ROANOKE TIMES

                         Roanoke Times
                 Copyright (c) 1995, Landmark Communications, Inc.

DATE: SATURDAY, January 4, 1992                   TAG: 9201060189
SECTION: EDITORIAL                    PAGE: A-9   EDITION: METRO 
SOURCE: 
DATELINE:                                 LENGTH: Medium


MARKET GLUT

IF YOU think the Japanese are about to take all our money - perhaps even spend it on the floods of items they make that we buy - you may have another think coming.

For almost all the consumer goods that Westerners purchase from Japan - VCRs, TV sets, cameras, computers, household appliances - the Japanese themselves pay higher prices. A television that costs $300 in Roanoke will carry a price tag upwards of $450 in Yokohama. The middleman is more numerous and expensive there than in most Western countries.

That the average Japanese is a long way from being able to live as does the average American isn't fresh news. It's an issue frequently raised in trade debates here in the United States. The lower cost to the consumer of Japanese products abroad than in Japan is cited by American exporters as an illustration of unfair trade practices. Free-traders respond by noting that while those low prices on Japanese goods may hurt specific U.S. industries, they benefit American consumers in general.

What's new is that the manufacturers of the one major exception to the general rule - Japanese automobiles - are also now running into problems in their home market. Japanese cars cost less in Japan than almost anywhere else; there are fewer links in the chain in Japan between maker and ultimate user. But if Japanese automakers are making out like bandits, driving Detroit out of business and giving their own people bargain prices, you can't tell by looking.

Despite their products' unquestioned quality and low prices at home, Japan's automakers are in trouble in their own country. They have failed to do what they did so well before: adjust to changing circumstances.

In 1985, Japanese automakers exported almost 60 percent of their vehicles. By 1990 that proportion had dropped to 45 percent, in part because plants had been set up abroad to turn out Japanese makes. But the industry, still geared to the high demand of a few years ago, is now overproducing.

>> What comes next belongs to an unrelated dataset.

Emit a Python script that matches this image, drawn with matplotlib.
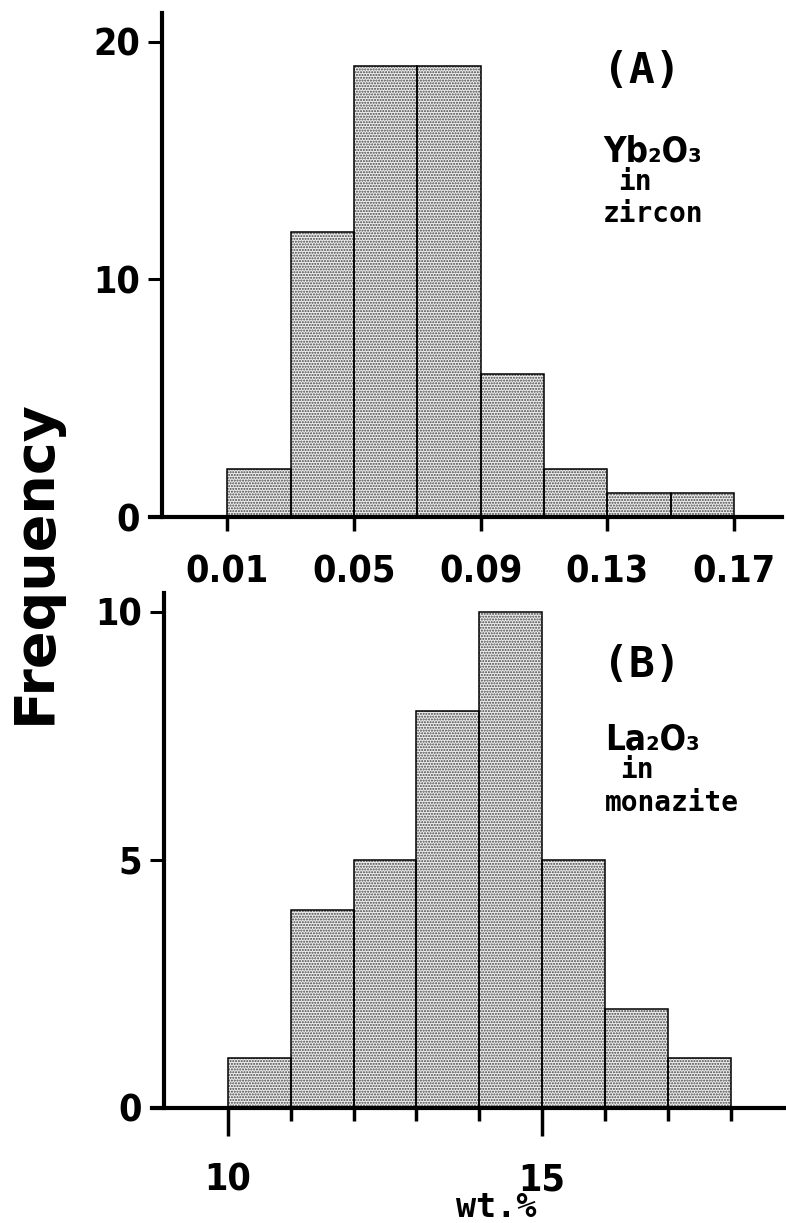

One reason for the difficulties of the Japanese automakers is that their domestic market is pretty well saturated. Once, the manufacturers could count on growth of 12 to 15 percent a year, mainly from Japanese families buying their first cars. But that demand has been satisfied. Given the inadequacy of Japan's highways, the two-car Japanese family likely will remain the exception.

For Honda, Nissan et al., domestic growth now must come from the 5 million or so Japanese who trade in their cars yearly on new ones. It's a buyer's market, but especially so for used cars: Models only a year or two old bring little more than half their original price. That doesn't make owners eager to trade in on a new model, so the cycle feeds on itself.

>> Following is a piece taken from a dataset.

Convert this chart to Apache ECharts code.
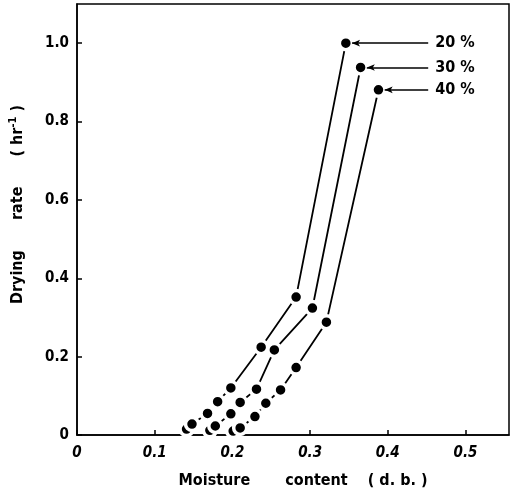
<!DOCTYPE html>
<html><head><meta charset="utf-8">
<script src="https://cdn.jsdelivr.net/npm/echarts@6/dist/echarts.min.js"></script>
<style>html,body{margin:0;padding:0;background:#fff}#c{width:510px;height:499px}</style>
</head><body><div id="c"></div>
<script>
// Data
const x20 = [0.141, 0.148, 0.168, 0.181, 0.198, 0.237, 0.282, 0.346];
const y20 = [0.015, 0.028, 0.055, 0.085, 0.120, 0.224, 0.352, 1.000];
const x30 = [0.171, 0.178, 0.198, 0.210, 0.231, 0.254, 0.303, 0.365];
const y30 = [0.012, 0.023, 0.054, 0.083, 0.117, 0.217, 0.324, 0.938];
const x40 = [0.201, 0.210, 0.229, 0.243, 0.262, 0.282, 0.321, 0.388];
const y40 = [0.010, 0.018, 0.047, 0.081, 0.115, 0.172, 0.288, 0.881];
const seriesNames = ['20 %', '30 %', '40 %'];
const xTicks = [0, 0.1, 0.2, 0.3, 0.4, 0.5];
const yTicks = [0, 0.2, 0.4, 0.6, 0.8, 1.0];
const labelEndX = 0.452;

const FONT = '"DejaVu Sans Condensed", "DejaVu Sans", sans-serif';
const chart = echarts.init(document.getElementById('c'));
function mk(name, xs, ys) {
  const n = xs.length;
  return {
    type: 'line', name: name,
    data: xs.map((x, i) => [x, ys[i]]),
    symbol: 'circle', symbolSize: 13,
    itemStyle: { color: '#000', borderColor: '#fff', borderWidth: 3.5 },
    lineStyle: { color: '#000', width: 1.8 },
    z: 3,
    markLine: {
      silent: true, animation: false,
      symbol: ['arrow', 'none'], symbolSize: [5, 8],
      lineStyle: { color: '#000', width: 1.6, type: 'solid' },
      label: { show: true, position: 'end', formatter: name, color: '#000',
               fontFamily: FONT, fontSize: 16, fontWeight: 'bold', distance: 7 },
      data: [[
        { coord: [xs[n - 1] + 0.008, ys[n - 1]] },
        { coord: [labelEndX, ys[n - 1]] }
      ]]
    }
  };
}
chart.setOption({
  animation: false,
  grid: { left: 75, right: 1, top: 4, bottom: 64, show: true, borderColor: '#000', borderWidth: 1.5 },
  xAxis: {
    type: 'value', min: 0, max: 0.556, interval: 0.1,
    axisLine: { show: true, lineStyle: { color: '#000', width: 1.5 } },
    axisTick: { show: true, inside: true, length: 5, lineStyle: { color: '#000', width: 1.5 } },
    splitLine: { show: false },
    axisLabel: { color: '#000', fontFamily: FONT, fontSize: 15, fontWeight: 'bold', fontStyle: 'italic', margin: 11,
      showMaxLabel: false,
      formatter: v => { const t = xTicks.find(k => Math.abs(k - v) < 1e-6); return t === undefined ? '' : (t === 0 ? '0' : t.toFixed(1)); } },
    name: 'Moisture       content    ( d. b. )', nameLocation: 'middle', nameGap: 38,
    nameTextStyle: { color: '#000', fontFamily: FONT, fontSize: 16, fontWeight: 'bold', padding: [0, 0, 0, 20] }
  },
  yAxis: {
    type: 'value', min: 0, max: 1.1, interval: 0.2,
    axisLine: { show: true, lineStyle: { color: '#000', width: 1.5 } },
    axisTick: { show: true, inside: true, length: 5, lineStyle: { color: '#000', width: 1.5 } },
    splitLine: { show: false },
    axisLabel: { color: '#000', fontFamily: FONT, fontSize: 15, fontWeight: 'bold', margin: 8,
      showMaxLabel: false,
      formatter: v => { const t = yTicks.find(k => Math.abs(k - v) < 1e-6); return t === undefined ? '' : (t === 0 ? '0' : t.toFixed(1)); } },
    name: 'Drying      rate      ( hr{sup|-1} )', nameLocation: 'middle', nameGap: 50, nameRotate: 90,
    nameTextStyle: { color: '#000', fontFamily: FONT, fontSize: 16, fontWeight: 'bold', padding: [0, 0, 0, 30],
      rich: { sup: { fontFamily: FONT, fontSize: 11, fontWeight: 'bold', verticalAlign: 'top', padding: [0, 0, 8, 0] } } }
  },
  series: [mk(seriesNames[0], x20, y20), mk(seriesNames[1], x30, y30), mk(seriesNames[2], x40, y40)]
});
</script></body></html>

There's more than one ironic twist to this. Japan prides itself on, and has won admiration for, its "just-in-time" delivery system to manufacturers. Rather than pile up costly inventories, factories order components only when they're needed.

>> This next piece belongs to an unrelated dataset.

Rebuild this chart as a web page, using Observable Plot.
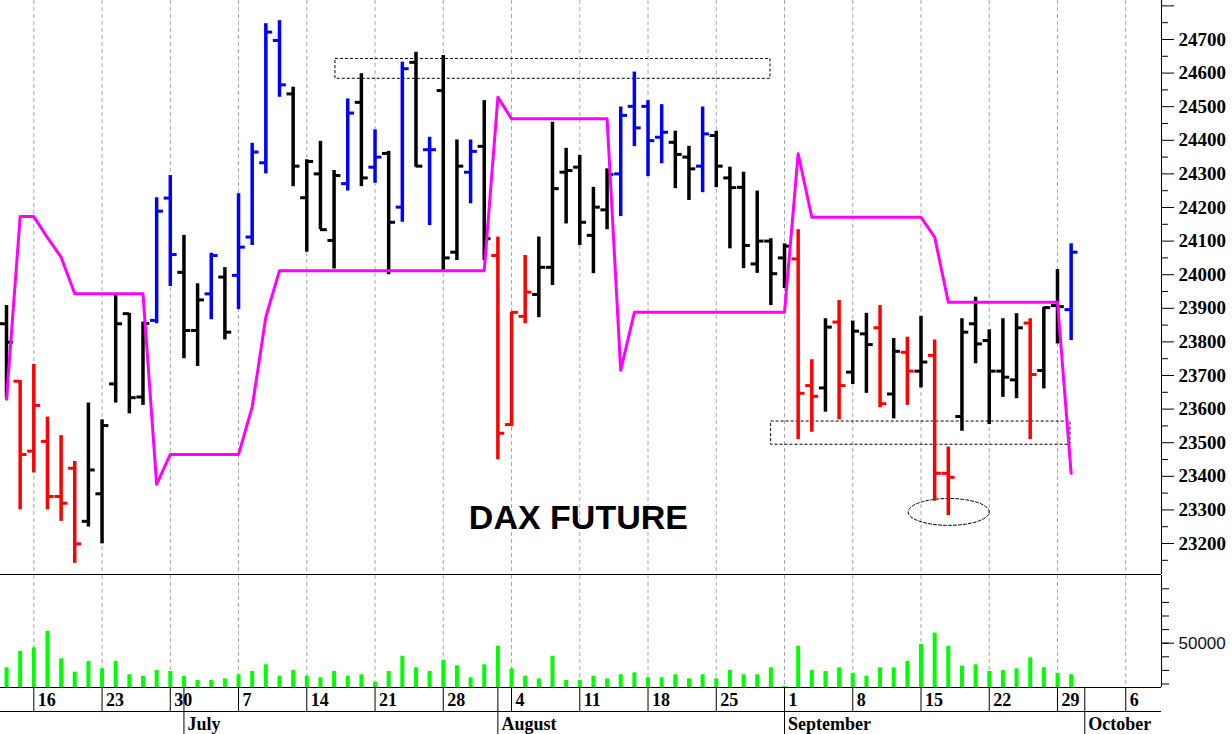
<!DOCTYPE html>
<html><head><meta charset="utf-8">
<script src="https://cdn.jsdelivr.net/npm/d3@7"></script>
<script src="https://cdn.jsdelivr.net/npm/@observablehq/plot@0.6"></script>
<style>
html,body{margin:0;padding:0;background:#fff;overflow:hidden;}
#chart svg{display:block;}
</style></head><body><div id="chart"></div>
<script>
// ---------- DATA ----------
const dates = [
 "2025-06-12","2025-06-13","2025-06-16","2025-06-17","2025-06-18","2025-06-19","2025-06-20","2025-06-23","2025-06-24","2025-06-25","2025-06-26","2025-06-27","2025-06-30",
 "2025-07-01","2025-07-02","2025-07-03","2025-07-04","2025-07-07","2025-07-08","2025-07-09","2025-07-10","2025-07-11","2025-07-14","2025-07-15","2025-07-16","2025-07-17","2025-07-18",
 "2025-07-21","2025-07-22","2025-07-23","2025-07-24","2025-07-25","2025-07-28","2025-07-29","2025-07-30","2025-07-31",
 "2025-08-01","2025-08-04","2025-08-05","2025-08-06","2025-08-07","2025-08-08","2025-08-11","2025-08-12","2025-08-13","2025-08-14","2025-08-15",
 "2025-08-18","2025-08-19","2025-08-20","2025-08-21","2025-08-22","2025-08-25","2025-08-26","2025-08-27","2025-08-28","2025-08-29",
 "2025-09-01","2025-09-02","2025-09-03","2025-09-04","2025-09-05","2025-09-08","2025-09-09","2025-09-10","2025-09-11","2025-09-12",
 "2025-09-15","2025-09-16","2025-09-17","2025-09-18","2025-09-19","2025-09-22","2025-09-23","2025-09-24","2025-09-25","2025-09-26","2025-09-29","2025-09-30"
];
const open = [23854,23683,23475,23504,23340,23424,23266,23348,23675,23884,23636,23864,24228,
 24007,23834,23943,23993,23998,24112,24333,24697,24538,24229,24300,24102,24271,24513,
 24320,24361,24201,24632,24372,24548,24067,24305,24382,
 24057,23554,23876,23941,24022,24305,24320,24117,24193,24300,24501,
 24501,24409,24394,24350,24323,24414,24288,24260,24032,24100,
 24050,24047,23670,23663,23859,23710,23824,23842,23645,23769,
 23713,23760,23409,23578,23854,23804,23713,23687,23856,23715,23908,23896];
const high = [23908,23685,23733,23576,23521,23444,23618,23568,23938,23885,23859,24229,24295,
 24117,23973,24064,24021,24241,24391,24747,24756,24558,24342,24397,24310,24523,24598,
 24431,24367,24632,24662,24409,24652,24401,24401,24518,
 24112,23888,24057,24112,24454,24376,24355,24260,24315,24499,24603,
 24518,24506,24427,24382,24499,24427,24320,24305,24249,24107,
 24092,24134,23747,23869,23923,23862,23885,23908,23810,23814,
 23876,23806,23487,23869,23933,23836,23869,23884,23869,23902,24015,24092];
const low = [23632,23300,23410,23300,23266,23141,23249,23199,23618,23586,23611,23854,23965,
 23750,23727,23866,23806,23896,24087,24300,24528,24262,24067,24134,24017,24249,24262,
 24272,24000,24156,24320,24146,24007,24042,24211,24042,
 23449,23548,23854,23872,23968,24151,24087,24003,24134,24173,24381,
 24292,24330,24256,24221,24244,24259,24077,24018,24004,23908,
 23959,23509,23531,23591,23568,23673,23647,23604,23571,23611,
 23663,23326,23283,23534,23735,23554,23635,23631,23509,23660,23794,23804];
const close = [23799,23465,23611,23340,23320,23199,23419,23551,23854,23634,23855,24189,24060,
 23834,23925,24057,23829,24082,24365,24722,24565,24323,24337,24134,24295,24481,24288,
 24350,24156,24613,24323,24372,24050,24323,24367,24107,
 23528,23888,23948,24022,24256,24310,24156,24201,24298,24474,24437,
 24399,24424,24358,24315,24419,24323,24259,24087,24100,24003,
 24085,23647,23638,23844,23670,23832,23792,23616,23772,23713,
 23740,23409,23397,23829,23794,23713,23695,23842,23703,23902,23905,24067];
// bar colour code: k = black, r = red, b = blue
const barCode = ["k","r","r","r","r","r","k","k","k","k","k","b","b",
 "k","k","b","k","b","b","b","b","k","k","k","k","b","k",
 "b","k","b","k","b","k","k","b","k",
 "r","r","r","k","k","k","k","k","k","b","b",
 "b","b","k","k","b","k","k","k","k","k",
 "k","r","r","k","r","k","k","r","k","r",
 "k","r","r","k","k","k","k","k","r","k","k","b"];
const stopLine = [23629,24173,24173,24110,24052,23943,23943,23943,23943,23943,23943,
 23376,23465,23465,23465,23465,23465,23465,23606,23874,
 24012,24012,24012,24012,24012,24012,24012,24012,24012,24012,24012,24012,24012,24012,24012,24012,
 24528,24464,24464,24464,24464,24464,24464,24464,24464,
 23715,23888,23888,23888,23888,23888,23888,23888,23888,23888,23888,23888,23888,
 24360,24171,24171,24171,24171,24171,24171,24171,24171,24171,
 24112,23918,23918,23918,23918,23918,23918,23918,23918,23918,23409];
const volume = [31900,43900,46600,58600,38500,28700,36500,31200,36500,26800,
 25700,29900,29200,25700,22600,22600,23800,26800,29200,34100,
 25700,29900,25700,24600,29200,25700,26800,21300,29200,40400,
 31900,29200,37300,33400,24600,34100,47800,31200,25700,23800,
 40400,22600,22600,25700,23800,26800,28200,24600,24600,26800,
 23800,26800,23800,29900,26800,26800,31900,18200,47800,29900,
 29200,31900,27900,25700,31900,31900,36500,49000,57400,47800,
 33100,34100,29200,29900,31200,39300,31900,27900,26800];

const dayTickDates = ["2025-06-16","2025-06-23","2025-06-30","2025-07-07","2025-07-14","2025-07-21","2025-07-28",
 "2025-08-04","2025-08-11","2025-08-18","2025-08-25","2025-09-01","2025-09-08","2025-09-15","2025-09-22","2025-09-29","2025-10-06"];
const dayTickLabels = ["16","23","30","7","14","21","28","4","11","18","25","1","8","15","22","29","6"];
const monthStartDates = ["2025-07-01","2025-08-01","2025-09-01","2025-10-01"];
const monthLabels = ["July","August","September","October"];

const priceTicks = [23200,23300,23400,23500,23600,23700,23800,23900,24000,24100,24200,24300,24400,24500,24600,24700,24800];
const priceMinorTicks = [23150,23250,23350,23450,23550,23650,23750,23850,23950,24050,24150,24250,24350,24450,24550,24650,24750];
const volumeTicks = [20000,30000,40000,50000,60000,70000,80000,90000];
const volumeLabelTicks = [50000];

// annotation boxes (trading-day index, price)
const zoneX1 = [24.1, 56.02];
const zoneX2 = [55.97, 77.95];
const zoneLow = [24583, 23494];
const zoneHigh = [24642, 23563];
// dashed ellipse around the September low (centre index, centre price, radii)
const ringCenter = [69.03, 23294];
const ringRadius = [2.97, 40];
const titleText = "DAX FUTURE";
const titlePos = [41.9, 23276];

// ---------- HELPERS ----------
const t0 = new Date(dates[0] + "T00:00:00Z");
function tradingIndex(s) {
  const t = new Date(s + "T00:00:00Z");
  let n = 0;
  for (let d = new Date(t0); d < t; d.setUTCDate(d.getUTCDate() + 1)) {
    const w = d.getUTCDay();
    if (w !== 0 && w !== 6) n++;
  }
  return n;
}
const colorOf = {k: "#000000", r: "#ff0000", b: "#0000ff"};
const bars = dates.map((d, k) => ({
  i: tradingIndex(d), open: open[k], high: high[k], low: low[k], close: close[k],
  color: colorOf[barCode[k]], stop: stopLine[k], vol: volume[k]
}));
const dayTicks = dayTickDates.map((d, k) => ({i: tradingIndex(d), label: dayTickLabels[k]}));
const monthTicks = monthStartDates.map((d, k) => ({i: tradingIndex(d), label: monthLabels[k]}));
const zones = zoneX1.map((x, k) => ({x1: x, x2: zoneX2[k], y1: zoneLow[k], y2: zoneHigh[k]}));
const ring = d3.range(0, 73).map(k => {
  const a = k / 72 * 2 * Math.PI;
  return {x: ringCenter[0] + ringRadius[0] * Math.cos(a), y: ringCenter[1] + ringRadius[1] * Math.sin(a)};
});

// ---------- LAYOUT ----------
const W = 1232, RM = 71;
const xDomain = [-0.44, 84.62];
const priceDomain = [23107.8, 24816];
const volDomain = [17426, 99780];
const gridStyle = {stroke: "#a8a8a8", strokeDasharray: "4,3", strokeWidth: 1};

const pricePlot = Plot.plot({
  width: W, height: 575, marginLeft: 0, marginRight: RM, marginTop: 0, marginBottom: 1,
  x: {domain: xDomain, axis: null},
  y: {domain: priceDomain, axis: null, label: null},
  color: {type: "identity"},
  style: {background: "#fff", overflow: "visible"},
  marks: [
    Plot.ruleX(dayTicks, {x: "i", ...gridStyle}),
    Plot.rect(zones, {x1: "x1", x2: "x2", y1: "y1", y2: "y2", fill: "none", stroke: "#000", strokeDasharray: "3,2", strokeWidth: 1}),
    Plot.line(ring, {x: "x", y: "y", stroke: "#000", strokeDasharray: "3,2", strokeWidth: 1}),
    Plot.ruleX(bars, {x: "i", y1: "low", y2: "high", stroke: "color", strokeWidth: 3.5}),
    Plot.ruleY(bars, {y: "open", x1: d => d.i - 0.45, x2: "i", stroke: "color", strokeWidth: 3}),
    Plot.ruleY(bars, {y: "close", x1: "i", x2: d => d.i + 0.5, stroke: "color", strokeWidth: 3}),
    Plot.line(bars, {x: "i", y: "stop", stroke: "#ff00ff", strokeWidth: 3}),
    Plot.text([titleText], {x: titlePos[0], y: titlePos[1], text: d => d, fontFamily: "Liberation Sans, Arial, sans-serif", fontWeight: "bold", fontSize: 34, fill: "#000"}),
    Plot.ruleY([priceDomain[0]], {stroke: "#000"}),
    Plot.ruleX([xDomain[1]], {stroke: "#000"}),
    Plot.axisY(priceMinorTicks, {anchor: "right", tickSize: 6, tickFormat: () => "", label: null}),
    Plot.axisY(priceTicks, {anchor: "right", tickSize: 12, tickPadding: 5, label: null,
      tickFormat: d => d >= 24800 ? "" : String(d),
      fontFamily: "Liberation Serif, Times New Roman, serif", fontWeight: "bold", fontSize: 19, fill: "#000"})
  ]
});

const volPlot = Plot.plot({
  width: W, height: 113, marginLeft: 0, marginRight: RM, marginTop: 0, marginBottom: 1,
  x: {domain: xDomain, axis: null},
  y: {domain: volDomain, axis: null, label: null},
  style: {background: "#fff", overflow: "visible"},
  marks: [
    Plot.ruleX(dayTicks, {x: "i", ...gridStyle}),
    Plot.ruleX(bars, {x: "i", y1: volDomain[0], y2: "vol", stroke: "#00ff00", strokeWidth: 4}),
    Plot.ruleY([volDomain[0]], {stroke: "#000"}),
    Plot.ruleX([xDomain[1]], {stroke: "#000"}),
    Plot.axisY(volumeTicks, {anchor: "right", tickSize: 7, tickFormat: () => "", label: null}),
    Plot.axisY(volumeLabelTicks, {anchor: "right", tickSize: 12, tickPadding: 5, label: null,
      tickFormat: d => String(d), fontFamily: "Liberation Sans, Arial, sans-serif", fontSize: 17, fill: "#111"})
  ]
});

const datePlot = Plot.plot({
  width: W, height: 46, marginLeft: 0, marginRight: RM, marginTop: 0, marginBottom: 0,
  x: {domain: xDomain, axis: null},
  y: {domain: [0, 2], axis: null, label: null},
  style: {background: "#fff", overflow: "visible"},
  marks: [
    Plot.ruleY([1], {stroke: "#000"}),
    Plot.ruleX(dayTicks, {x: "i", y1: 1, y2: 2, stroke: "#000"}),
    Plot.ruleX(monthTicks, {x: "i", y1: 0, y2: 2, stroke: "#000"}),
    Plot.text(dayTicks, {x: "i", y: 1.5, text: "label", textAnchor: "start", dx: 4,
      fontFamily: "Liberation Serif, Times New Roman, serif", fontWeight: "bold", fontSize: 18, fill: "#000"}),
    Plot.text(monthTicks, {x: "i", y: 0.5, text: "label", textAnchor: "start", dx: 3.5, dy: 1.5,
      fontFamily: "Liberation Serif, Times New Roman, serif", fontWeight: "bold", fontSize: 18, fill: "#000"})
  ]
});

const root = document.getElementById("chart");
root.append(pricePlot, volPlot, datePlot);
</script>
</body></html>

But the parts that aren't in warehouses are instead in trucks on the crowded highways, sometimes waiting for hours to make deliveries. While this serves the interest of most Japanese manufacturers, it does little for Japanese motorists - or, indirectly, the Japanese car industry.

Hard times for Japanese automakers don't spell good times for those in Detroit. The American industry must deal with its own problems, most of which are homegrown, and not look to government or protectionism to help. Subsidies from the former would burden the American taxpayer; the latter would burden the American consumer.

Moreover, either in not very different ways would amount to a kind of defeatism, of acceptance of the notion that the Japanese work such production and marketing magic that the U.S. auto industry can never be competitive on its own.

But the current difficulties of the Japanese industry suggest they're not supermen who inevitably will sweep everyone before them. This past year, Americans have witnessed the utter collapse of a foreign empire, the old Soviet Union, that we once thought was 10 feet tall. There's no need to weave similarly fearful fantasies about the Japanese. They're as human and as fallible as we.